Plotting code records

>> Begin

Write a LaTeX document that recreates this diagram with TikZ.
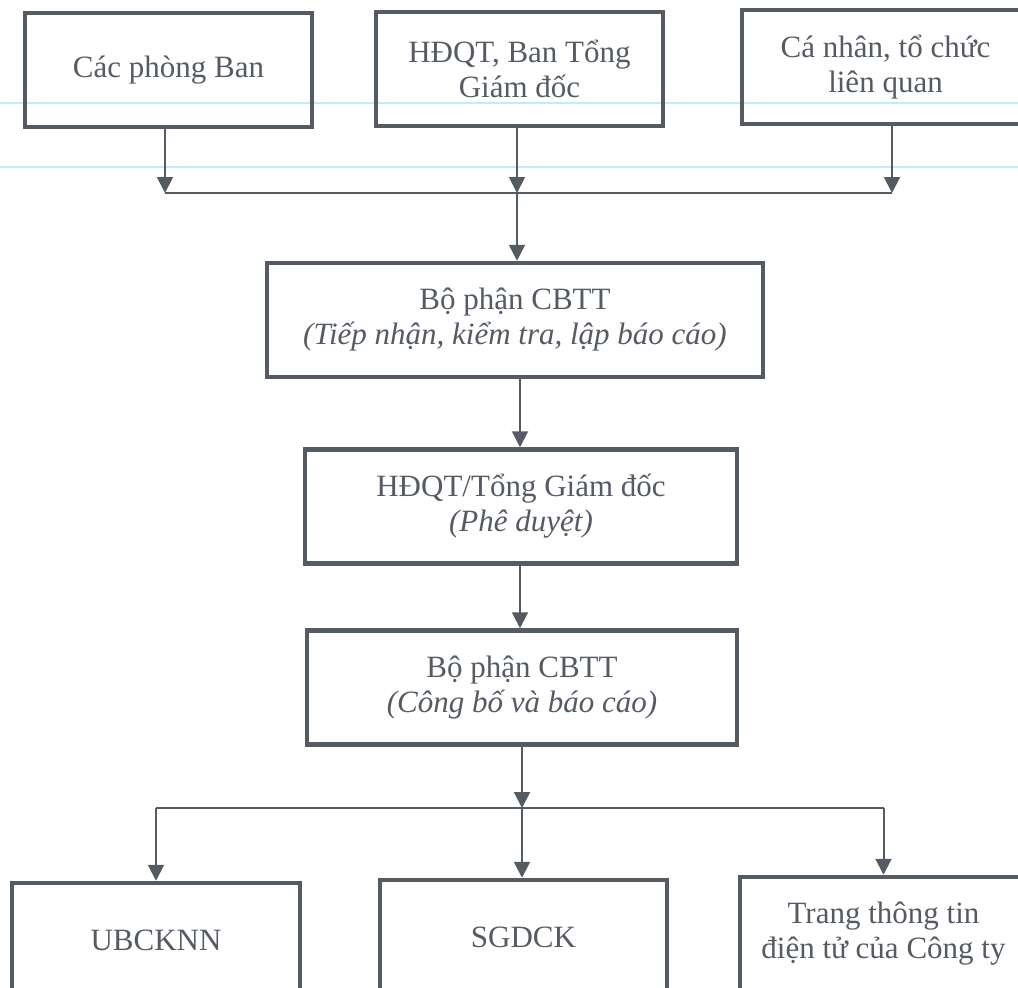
\documentclass[tikz,border=0pt]{standalone}
\usepackage{fontspec}
\setmainfont{Liberation Serif}
\usetikzlibrary{arrows.meta}
\definecolor{ink}{HTML}{555B63}
\definecolor{rule}{HTML}{BFEFF2}
\begin{document}
\begin{tikzpicture}[x=1pt,y=-1pt,
  box/.style={draw=ink, line width=4.5pt, text=ink, align=center, inner sep=0pt,
    minimum height=114pt, font=\fontsize{31}{35}\selectfont},
  conn/.style={draw=ink, line width=2pt},
  arr/.style={conn, -{Triangle[length=16pt,width=16pt]}},
  scanline/.style={draw=rule, line width=1.2pt}]
\useasboundingbox (0,0) rectangle (1018,988);
\fill[white] (0,0) rectangle (1018,988);
% faint ruled lines of the scan
\coordinate (r1a) at (0,103); \coordinate (r1b) at (1018,103);
\coordinate (r2a) at (0,167); \coordinate (r2b) at (1018,167);
\draw[scanline] (r1a) -- (r1b);
\draw[scanline] (r2a) -- (r2b);
% top row
\node[box, minimum width=287pt] (b1) at (168.5,70) {Các phòng Ban};
\node[box, minimum width=287pt] (b2) at (519.5,69) {HĐQT, Ban Tổng\\Giám đốc};
\node[box, minimum width=287pt] (b3) at (885.5,67) {Cá nhân, tổ chức\\liên quan};
% middle column
\node[box, minimum width=496pt] (b4) at (515,320) {Bộ phận CBTT\\\textit{(Tiếp nhận, kiểm tra, lập báo cáo)}};
\node[box, minimum width=432pt] (b5) at (521,506.5) {HĐQT/Tổng Giám đốc\\\textit{(Phê duyệt)}};
\node[box, minimum width=430pt] (b6) at (522,687.5) {Bộ phận CBTT\\\textit{(Công bố và báo cáo)}};
% bottom row
\node[box, minimum width=288pt] (b7) at (156,940) {UBCKNN};
\node[box, minimum width=287pt] (b8) at (523.5,937) {SGDCK};
\node[box, minimum width=287pt] (b9) at (883.5,934) {Trang thông tin\\điện tử của Công ty};
% gathering connectors
\coordinate (j1) at (517,193);
\draw[arr] (b1.south -| 165,0) -- (165,193);
\draw[arr] (b2.south -| j1) -- (j1);
\draw[arr] (b3.south -| 892,0) -- (892,193);
\draw[conn] (165,193) -- (892,193);
\draw[arr] (j1) -- (j1 |- b4.north);
\draw[arr] (b4.south -| 520,0) -- (b5.north -| 520,0);
\draw[arr] (b5.south -| 520,0) -- (b6.north -| 520,0);
% distributing connectors
\coordinate (j2) at (522,808);
\draw[arr] (b6.south -| j2) -- (j2);
\draw[conn] (b7.north |- j2) -- (b9.north |- j2);
\draw[arr] (b7.north |- j2) -- (b7.north);
\draw[arr] (j2) -- (j2 |- b8.north);
\draw[arr] (b9.north |- j2) -- (b9.north);
\end{tikzpicture}
\end{document}
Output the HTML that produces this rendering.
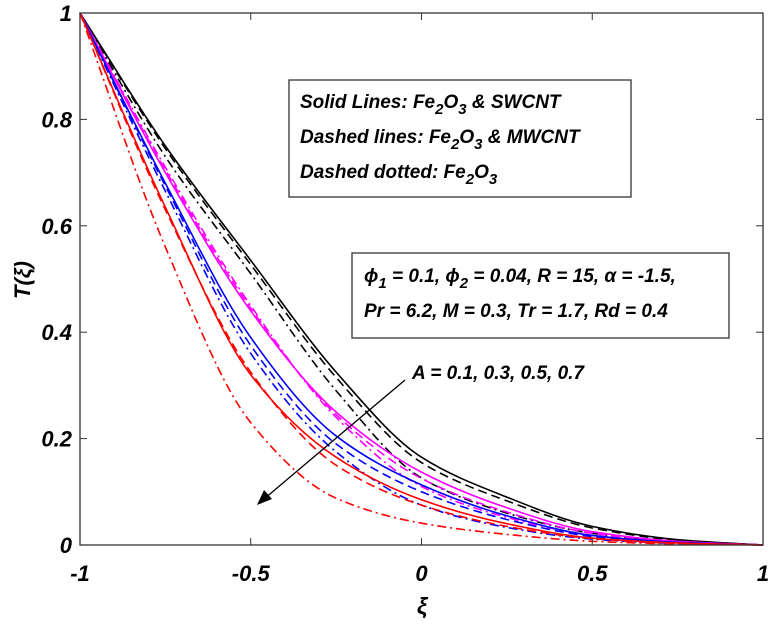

>> End

DESCRIPTION OF THE TASK
Print the complete listing exactly, apart from any pictures.

REPLY
Write a LaTeX document that recreates this diagram with TikZ.
\documentclass[tikz,border=0pt]{standalone}
\usepackage{fontspec}
\setmainfont{Liberation Serif}
\usetikzlibrary{arrows.meta}
\definecolor{ink}{HTML}{555B63}
\definecolor{rule}{HTML}{BFEFF2}
\begin{document}
\begin{tikzpicture}[x=1pt,y=-1pt,
  box/.style={draw=ink, line width=4.5pt, text=ink, align=center, inner sep=0pt,
    minimum height=114pt, font=\fontsize{31}{35}\selectfont},
  conn/.style={draw=ink, line width=2pt},
  arr/.style={conn, -{Triangle[length=16pt,width=16pt]}},
  scanline/.style={draw=rule, line width=1.2pt}]
\useasboundingbox (0,0) rectangle (1018,988);
\fill[white] (0,0) rectangle (1018,988);
% faint ruled lines of the scan
\coordinate (r1a) at (0,103); \coordinate (r1b) at (1018,103);
\coordinate (r2a) at (0,167); \coordinate (r2b) at (1018,167);
\draw[scanline] (r1a) -- (r1b);
\draw[scanline] (r2a) -- (r2b);
% top row
\node[box, minimum width=287pt] (b1) at (168.5,70) {Các phòng Ban};
\node[box, minimum width=287pt] (b2) at (519.5,69) {HĐQT, Ban Tổng\\Giám đốc};
\node[box, minimum width=287pt] (b3) at (885.5,67) {Cá nhân, tổ chức\\liên quan};
% middle column
\node[box, minimum width=496pt] (b4) at (515,320) {Bộ phận CBTT\\\textit{(Tiếp nhận, kiểm tra, lập báo cáo)}};
\node[box, minimum width=432pt] (b5) at (521,506.5) {HĐQT/Tổng Giám đốc\\\textit{(Phê duyệt)}};
\node[box, minimum width=430pt] (b6) at (522,687.5) {Bộ phận CBTT\\\textit{(Công bố và báo cáo)}};
% bottom row
\node[box, minimum width=288pt] (b7) at (156,940) {UBCKNN};
\node[box, minimum width=287pt] (b8) at (523.5,937) {SGDCK};
\node[box, minimum width=287pt] (b9) at (883.5,934) {Trang thông tin\\điện tử của Công ty};
% gathering connectors
\coordinate (j1) at (517,193);
\draw[arr] (b1.south -| 165,0) -- (165,193);
\draw[arr] (b2.south -| j1) -- (j1);
\draw[arr] (b3.south -| 892,0) -- (892,193);
\draw[conn] (165,193) -- (892,193);
\draw[arr] (j1) -- (j1 |- b4.north);
\draw[arr] (b4.south -| 520,0) -- (b5.north -| 520,0);
\draw[arr] (b5.south -| 520,0) -- (b6.north -| 520,0);
% distributing connectors
\coordinate (j2) at (522,808);
\draw[arr] (b6.south -| j2) -- (j2);
\draw[conn] (b7.north |- j2) -- (b9.north |- j2);
\draw[arr] (b7.north |- j2) -- (b7.north);
\draw[arr] (j2) -- (j2 |- b8.north);
\draw[arr] (b9.north |- j2) -- (b9.north);
\end{tikzpicture}
\end{document}
Output the HTML that produces this rendering.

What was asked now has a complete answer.